I yield to no one in my love of newspapers. After more than four decades of pounding keyboards for various dailies, and, before that, tossing the now long-gone Yonkers, N.Y., Herald Statesman into the bushes and, occasionally, through front windows of subscribers on my newspaper route, a lot of ink has rubbed off on my psyche. But the time has come to say goodbye to the daily newspaper, a delivery system that should have found its place onto the museum shelf a decade ago, when the Internet shouldered its way into the news business.
Like most goodbyes, parting isn't easy. And like most, the best way is quick and clean. But that isn't what is happening in my trade. In the news business we like to write about the next best thing, but when it shows up on our doorstep we shift gears into denial and foot-dragging. Take the announcement Feb. 15 by the Post Register, in Idaho Falls, that it is dropping its Monday print paper because of mounting financial pressure.
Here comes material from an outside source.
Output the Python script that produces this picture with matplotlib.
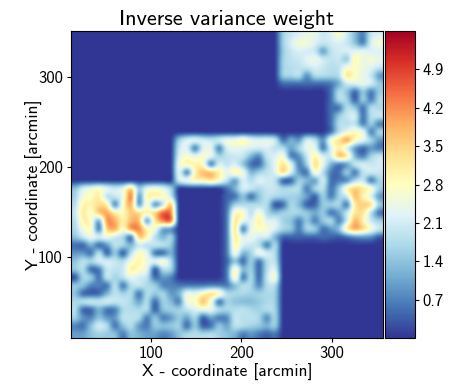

"In this changing economic environment," Post Register Publisher Roger Plothow wrote in a statement to the Idaho paper's readers, "businesses that don't stay nimble will be left in the dust." And then, for a dollop of good news, Plothow said his paper was "moving forward" by installing a state-of-the-art printing press.
Think about that. So many readers and advertisers are bailing out of print that the Post Register can't afford to publish a newspaper every day. And the paper's solution: keep publishing — and spend tens of millions of dollars on a new press to crank out more print papers. That is nimble the way Sonny Liston was a ballerina.